Commissioners approved a plan that sees an additional $7 million for the school system. It will support funding classroom initiatives, including an expansion of the "Community Schools" program, a targeted reading program for kindergarten through third graders, and restore teaching positions at several schools.

The plan does not fund $28 million of the district's request for technology and school infrastructure.

"We need to continue the conversation around technology and facilities, there's some great needs there. and some important investments there," McIntyre said. "We'll just continue to make sure that's a part of the dialogue, the commission explicitly said it would be, and I know the school board will continue to have that conversation."

Deakins expressed disappointment that much of the discussion surrounding technology included the idea to provide iPads to all students.
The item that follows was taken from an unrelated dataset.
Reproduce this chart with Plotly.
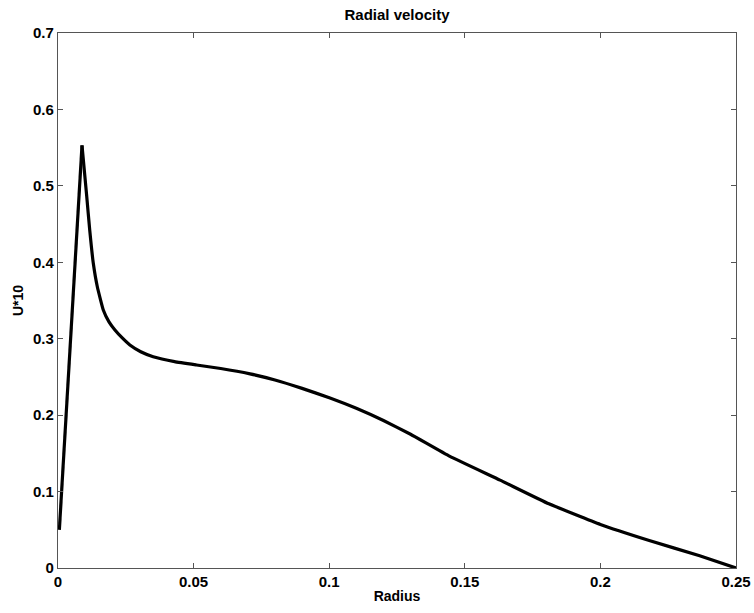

"Its about an infrastructure first, and then the devices second. If you don't have the infrastructure, you cant' take those online assessments," he said.

Deakins and McIntyre both noted that Tennessee is moving to Common Core assessments to replace TCAP exams. The new evaluations are web-based, and with current levels of technology, the district is ill-suited to administer the tests.

"We have to roll up our sleeves with commissioners in the fall and I want to have another retreat with them. I want to be able to say 'These are our plans. How are we going to get there?" Deakins said.

The additional $7 million is on top of $13 million in natural growth that was already included in Mayor Tim Burchett's original proposal.